You are able to determine this break even point by calculating the difference between the two mortgage payments (0 point vs. 1 point quote) and comparing to the cost of the "points/fees" that you pay. If you save $100/per month divide that savings by the dollar amount of points you pay to determine the number of months it will take to make up the cost of "points/fees". If you believe you will be in house for a period longer than it takes to recover this cost...I would suggest paying the point in favor of a lower rate.

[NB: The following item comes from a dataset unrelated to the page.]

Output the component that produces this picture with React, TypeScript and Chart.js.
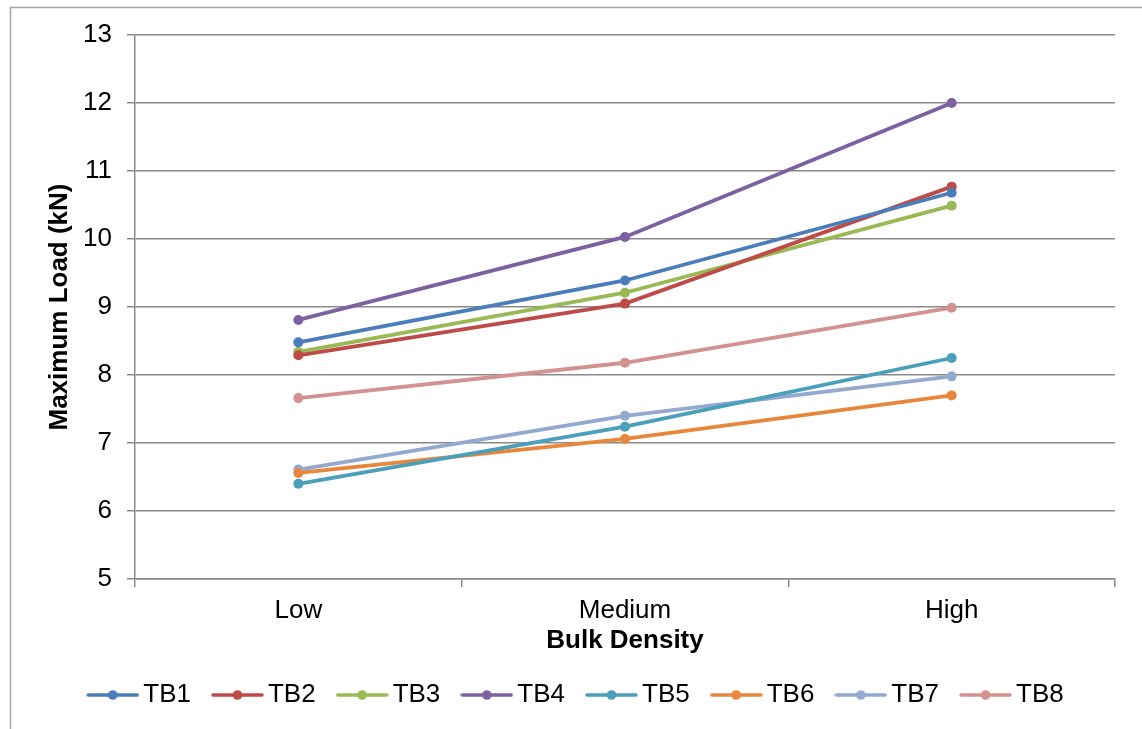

I also had a client comment yesterday about an offer they received on a refinance where the lender was "absorbing the costs". Well, it appears that way on the surface when you get a good faith estimate that shows the lender paying all the fees; however, the rate they were quoted was abnormally higher than the average market par rate. So, is the lender absorbing the costs, or is this consumer paying the costs via a higher interest rate? If the latter is the case the consumer will pay more money in the long run vs. paying costs up front.
Another client, said they heard a commercial offering a 4.375% rate ... the APR was 4.875%. In this particular case, guess what this means? You would be paying anywhere form 3-4 points and closing costs. Pay attention to the APRs, they tell whole story. You can get a 4.375% but it might cost you some points.